> [Aim]: Extract, exactly, the lines from the line containing "What Plotly code" to the line containing "noise_dbc = [-105.0, -121.0, -121.3]", with both lines included and any pictures left out.

> [Data for this exercise]:
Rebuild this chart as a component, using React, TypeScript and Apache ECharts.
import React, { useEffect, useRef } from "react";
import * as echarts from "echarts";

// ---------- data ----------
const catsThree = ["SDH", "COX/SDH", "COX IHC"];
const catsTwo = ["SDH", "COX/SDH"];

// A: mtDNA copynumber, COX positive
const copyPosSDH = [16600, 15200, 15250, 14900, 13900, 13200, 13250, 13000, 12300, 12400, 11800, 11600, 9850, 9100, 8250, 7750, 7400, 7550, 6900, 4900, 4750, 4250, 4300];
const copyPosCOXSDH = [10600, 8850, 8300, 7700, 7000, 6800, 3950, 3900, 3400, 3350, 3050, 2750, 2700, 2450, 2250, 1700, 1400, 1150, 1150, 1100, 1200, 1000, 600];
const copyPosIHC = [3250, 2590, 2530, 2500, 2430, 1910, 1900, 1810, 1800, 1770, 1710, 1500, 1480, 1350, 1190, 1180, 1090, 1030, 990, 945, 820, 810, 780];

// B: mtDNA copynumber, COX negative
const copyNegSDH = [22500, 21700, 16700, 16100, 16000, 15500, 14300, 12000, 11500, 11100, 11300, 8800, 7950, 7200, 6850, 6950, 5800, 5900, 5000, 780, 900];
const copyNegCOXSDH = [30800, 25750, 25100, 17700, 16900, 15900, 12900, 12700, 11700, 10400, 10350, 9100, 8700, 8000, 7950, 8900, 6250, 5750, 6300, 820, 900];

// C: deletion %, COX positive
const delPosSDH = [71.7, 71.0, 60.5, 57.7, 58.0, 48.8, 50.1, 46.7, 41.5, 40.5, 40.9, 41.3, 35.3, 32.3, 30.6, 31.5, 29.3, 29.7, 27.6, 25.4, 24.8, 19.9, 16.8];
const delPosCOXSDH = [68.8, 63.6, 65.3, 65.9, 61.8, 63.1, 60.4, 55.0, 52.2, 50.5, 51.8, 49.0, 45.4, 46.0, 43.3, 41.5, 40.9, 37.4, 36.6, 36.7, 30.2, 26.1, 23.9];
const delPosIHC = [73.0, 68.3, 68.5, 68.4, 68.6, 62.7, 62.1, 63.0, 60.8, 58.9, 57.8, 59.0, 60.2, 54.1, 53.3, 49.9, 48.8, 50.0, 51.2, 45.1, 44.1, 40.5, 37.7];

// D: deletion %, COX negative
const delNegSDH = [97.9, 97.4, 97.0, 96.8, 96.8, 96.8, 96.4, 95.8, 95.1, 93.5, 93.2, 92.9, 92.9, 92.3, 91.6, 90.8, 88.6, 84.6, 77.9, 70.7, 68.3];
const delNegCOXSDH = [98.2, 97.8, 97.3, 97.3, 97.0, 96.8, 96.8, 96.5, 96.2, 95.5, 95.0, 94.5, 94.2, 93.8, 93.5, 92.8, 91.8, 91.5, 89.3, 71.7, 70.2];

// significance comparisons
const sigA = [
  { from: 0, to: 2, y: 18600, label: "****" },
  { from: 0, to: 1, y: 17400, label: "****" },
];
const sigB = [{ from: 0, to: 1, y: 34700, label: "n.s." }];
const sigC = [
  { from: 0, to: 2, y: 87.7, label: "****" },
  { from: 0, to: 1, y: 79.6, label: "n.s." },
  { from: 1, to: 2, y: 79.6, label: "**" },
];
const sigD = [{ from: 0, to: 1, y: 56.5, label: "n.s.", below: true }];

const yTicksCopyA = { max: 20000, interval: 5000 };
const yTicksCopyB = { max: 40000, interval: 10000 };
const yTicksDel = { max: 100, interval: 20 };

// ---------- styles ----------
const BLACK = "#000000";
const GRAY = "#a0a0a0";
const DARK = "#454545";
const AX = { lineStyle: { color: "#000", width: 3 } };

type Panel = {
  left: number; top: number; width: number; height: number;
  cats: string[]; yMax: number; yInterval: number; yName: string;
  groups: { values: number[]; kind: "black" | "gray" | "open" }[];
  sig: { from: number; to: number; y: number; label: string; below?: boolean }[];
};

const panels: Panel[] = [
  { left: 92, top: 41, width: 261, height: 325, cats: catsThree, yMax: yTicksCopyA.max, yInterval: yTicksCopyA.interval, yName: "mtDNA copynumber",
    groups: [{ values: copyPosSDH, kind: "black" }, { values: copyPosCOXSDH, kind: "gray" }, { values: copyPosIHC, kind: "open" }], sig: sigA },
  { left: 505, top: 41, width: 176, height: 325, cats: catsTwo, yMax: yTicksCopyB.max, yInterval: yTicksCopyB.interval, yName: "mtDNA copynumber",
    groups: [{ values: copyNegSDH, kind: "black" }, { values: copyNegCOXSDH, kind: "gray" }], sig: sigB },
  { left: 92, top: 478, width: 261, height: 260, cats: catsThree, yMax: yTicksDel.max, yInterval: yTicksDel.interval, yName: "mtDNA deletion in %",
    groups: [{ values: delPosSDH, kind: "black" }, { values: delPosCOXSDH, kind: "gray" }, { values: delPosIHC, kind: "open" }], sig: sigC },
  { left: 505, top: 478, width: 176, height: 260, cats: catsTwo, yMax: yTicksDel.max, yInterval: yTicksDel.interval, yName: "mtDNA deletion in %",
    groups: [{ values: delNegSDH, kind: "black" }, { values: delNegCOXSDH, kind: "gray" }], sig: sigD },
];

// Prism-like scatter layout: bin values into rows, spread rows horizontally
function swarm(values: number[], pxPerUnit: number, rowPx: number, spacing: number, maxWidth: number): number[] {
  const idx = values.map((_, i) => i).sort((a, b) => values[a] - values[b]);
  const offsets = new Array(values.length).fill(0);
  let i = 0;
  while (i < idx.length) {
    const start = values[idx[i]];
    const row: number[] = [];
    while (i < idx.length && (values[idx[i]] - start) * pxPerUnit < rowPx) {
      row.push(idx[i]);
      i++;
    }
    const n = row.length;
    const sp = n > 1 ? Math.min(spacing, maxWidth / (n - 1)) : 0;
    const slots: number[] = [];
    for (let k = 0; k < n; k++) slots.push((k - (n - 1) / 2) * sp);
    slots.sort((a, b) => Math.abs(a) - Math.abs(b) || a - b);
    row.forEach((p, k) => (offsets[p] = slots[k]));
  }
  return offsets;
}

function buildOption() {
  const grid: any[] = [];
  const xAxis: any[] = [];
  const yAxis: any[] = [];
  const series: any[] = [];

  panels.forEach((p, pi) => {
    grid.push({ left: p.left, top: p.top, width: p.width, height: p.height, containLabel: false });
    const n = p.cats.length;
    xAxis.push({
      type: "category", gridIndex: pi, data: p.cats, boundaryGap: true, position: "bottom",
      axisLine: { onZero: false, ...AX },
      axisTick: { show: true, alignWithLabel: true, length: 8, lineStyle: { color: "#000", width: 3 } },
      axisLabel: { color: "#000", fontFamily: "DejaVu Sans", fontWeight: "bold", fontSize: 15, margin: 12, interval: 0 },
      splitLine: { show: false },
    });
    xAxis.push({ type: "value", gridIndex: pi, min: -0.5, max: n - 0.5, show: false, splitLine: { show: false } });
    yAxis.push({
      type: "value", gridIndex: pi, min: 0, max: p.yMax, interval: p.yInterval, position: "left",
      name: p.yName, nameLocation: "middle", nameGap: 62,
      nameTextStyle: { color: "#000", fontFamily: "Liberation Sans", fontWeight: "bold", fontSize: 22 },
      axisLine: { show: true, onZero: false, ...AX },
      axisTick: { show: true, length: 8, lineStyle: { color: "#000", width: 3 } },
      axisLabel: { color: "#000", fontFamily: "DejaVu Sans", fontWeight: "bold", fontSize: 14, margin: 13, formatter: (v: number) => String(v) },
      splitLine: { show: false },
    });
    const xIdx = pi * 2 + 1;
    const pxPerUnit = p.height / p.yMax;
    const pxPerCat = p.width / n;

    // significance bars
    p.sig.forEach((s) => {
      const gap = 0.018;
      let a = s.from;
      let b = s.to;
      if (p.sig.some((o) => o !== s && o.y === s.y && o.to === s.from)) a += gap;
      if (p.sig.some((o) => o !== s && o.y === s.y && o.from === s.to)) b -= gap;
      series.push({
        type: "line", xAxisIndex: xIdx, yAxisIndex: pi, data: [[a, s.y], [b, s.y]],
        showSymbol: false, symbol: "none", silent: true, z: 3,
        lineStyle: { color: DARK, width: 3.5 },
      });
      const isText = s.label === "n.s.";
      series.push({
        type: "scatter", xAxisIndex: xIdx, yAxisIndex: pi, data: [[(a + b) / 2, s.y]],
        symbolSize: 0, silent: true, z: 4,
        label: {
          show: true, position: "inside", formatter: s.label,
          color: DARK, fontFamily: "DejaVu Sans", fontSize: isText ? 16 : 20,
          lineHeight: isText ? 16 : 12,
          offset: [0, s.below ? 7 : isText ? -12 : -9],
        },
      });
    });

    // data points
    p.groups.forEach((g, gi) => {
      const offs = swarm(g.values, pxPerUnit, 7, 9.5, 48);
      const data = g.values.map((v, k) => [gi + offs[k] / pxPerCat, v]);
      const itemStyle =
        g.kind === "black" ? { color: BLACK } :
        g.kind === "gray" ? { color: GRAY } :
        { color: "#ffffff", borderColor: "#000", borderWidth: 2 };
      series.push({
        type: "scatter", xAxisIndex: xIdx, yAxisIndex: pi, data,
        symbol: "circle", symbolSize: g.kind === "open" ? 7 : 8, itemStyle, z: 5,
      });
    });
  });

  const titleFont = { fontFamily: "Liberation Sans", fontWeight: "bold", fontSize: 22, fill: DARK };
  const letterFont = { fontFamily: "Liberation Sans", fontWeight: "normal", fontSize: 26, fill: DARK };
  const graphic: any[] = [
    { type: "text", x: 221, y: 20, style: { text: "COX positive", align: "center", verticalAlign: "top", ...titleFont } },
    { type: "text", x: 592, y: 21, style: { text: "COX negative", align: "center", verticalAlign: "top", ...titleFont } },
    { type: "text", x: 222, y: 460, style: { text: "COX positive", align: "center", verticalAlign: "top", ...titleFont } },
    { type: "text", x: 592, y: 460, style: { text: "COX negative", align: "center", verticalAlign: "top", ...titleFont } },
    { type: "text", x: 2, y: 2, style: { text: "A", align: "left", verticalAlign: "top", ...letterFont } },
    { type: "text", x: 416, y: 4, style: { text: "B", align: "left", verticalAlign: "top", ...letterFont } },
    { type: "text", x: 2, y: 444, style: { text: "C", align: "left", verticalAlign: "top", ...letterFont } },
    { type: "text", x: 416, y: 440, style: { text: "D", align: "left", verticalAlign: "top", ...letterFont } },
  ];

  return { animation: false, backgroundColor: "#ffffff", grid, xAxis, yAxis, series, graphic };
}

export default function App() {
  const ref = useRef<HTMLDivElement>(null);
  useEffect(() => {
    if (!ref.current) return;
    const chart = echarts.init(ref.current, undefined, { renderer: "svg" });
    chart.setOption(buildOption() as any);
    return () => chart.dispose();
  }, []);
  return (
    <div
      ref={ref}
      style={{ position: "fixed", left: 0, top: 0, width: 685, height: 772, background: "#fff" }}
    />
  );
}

...

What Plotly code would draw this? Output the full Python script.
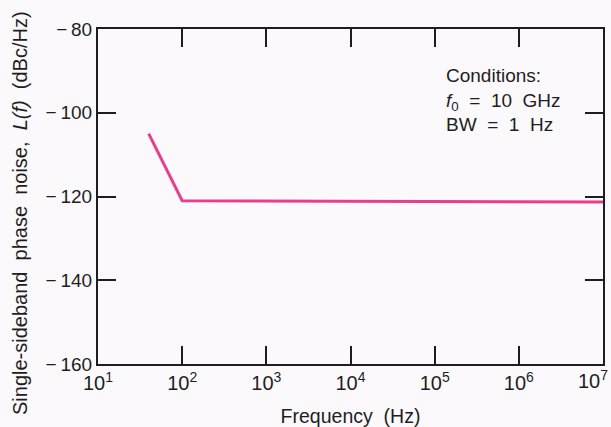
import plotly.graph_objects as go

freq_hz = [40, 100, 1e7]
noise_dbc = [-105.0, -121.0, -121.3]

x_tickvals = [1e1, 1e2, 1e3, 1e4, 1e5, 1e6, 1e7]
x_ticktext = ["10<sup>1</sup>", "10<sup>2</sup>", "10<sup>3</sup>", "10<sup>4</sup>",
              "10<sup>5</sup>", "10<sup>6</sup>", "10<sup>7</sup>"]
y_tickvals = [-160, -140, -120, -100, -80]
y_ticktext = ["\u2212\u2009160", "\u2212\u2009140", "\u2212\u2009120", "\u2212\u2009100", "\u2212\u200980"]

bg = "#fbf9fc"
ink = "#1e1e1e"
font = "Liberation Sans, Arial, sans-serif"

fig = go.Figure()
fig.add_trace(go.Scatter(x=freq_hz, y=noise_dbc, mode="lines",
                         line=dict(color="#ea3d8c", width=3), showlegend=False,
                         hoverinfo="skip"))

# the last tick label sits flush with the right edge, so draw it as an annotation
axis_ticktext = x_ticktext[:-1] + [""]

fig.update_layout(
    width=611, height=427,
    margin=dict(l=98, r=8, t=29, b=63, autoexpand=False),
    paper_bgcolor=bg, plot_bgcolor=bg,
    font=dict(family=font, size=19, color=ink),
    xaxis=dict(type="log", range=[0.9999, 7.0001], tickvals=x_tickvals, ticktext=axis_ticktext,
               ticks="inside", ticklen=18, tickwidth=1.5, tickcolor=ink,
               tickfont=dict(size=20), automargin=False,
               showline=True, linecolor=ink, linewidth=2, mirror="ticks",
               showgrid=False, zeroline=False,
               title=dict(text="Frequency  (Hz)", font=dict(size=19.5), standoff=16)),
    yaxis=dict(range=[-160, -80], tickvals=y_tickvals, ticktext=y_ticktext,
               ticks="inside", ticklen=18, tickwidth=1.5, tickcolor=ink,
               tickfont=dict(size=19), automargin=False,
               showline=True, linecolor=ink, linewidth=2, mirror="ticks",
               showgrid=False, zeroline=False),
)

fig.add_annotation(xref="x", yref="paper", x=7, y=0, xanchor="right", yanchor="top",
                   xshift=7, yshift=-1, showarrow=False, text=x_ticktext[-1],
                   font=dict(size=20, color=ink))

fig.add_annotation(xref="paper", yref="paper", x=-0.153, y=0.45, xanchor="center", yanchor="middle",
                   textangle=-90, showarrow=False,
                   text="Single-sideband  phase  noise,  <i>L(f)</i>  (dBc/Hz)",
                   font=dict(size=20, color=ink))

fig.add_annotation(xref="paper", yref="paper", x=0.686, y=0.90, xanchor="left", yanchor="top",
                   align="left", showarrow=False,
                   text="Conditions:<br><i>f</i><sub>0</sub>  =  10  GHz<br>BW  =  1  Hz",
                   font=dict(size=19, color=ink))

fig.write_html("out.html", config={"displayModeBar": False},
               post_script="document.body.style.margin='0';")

...

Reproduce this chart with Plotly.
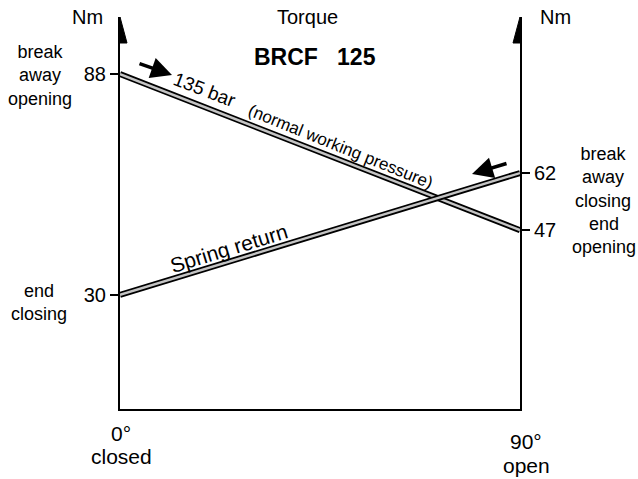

> [Written reply]:
What Plotly code would draw this? Output the full Python script.
import plotly.graph_objects as go

freq_hz = [40, 100, 1e7]
noise_dbc = [-105.0, -121.0, -121.3]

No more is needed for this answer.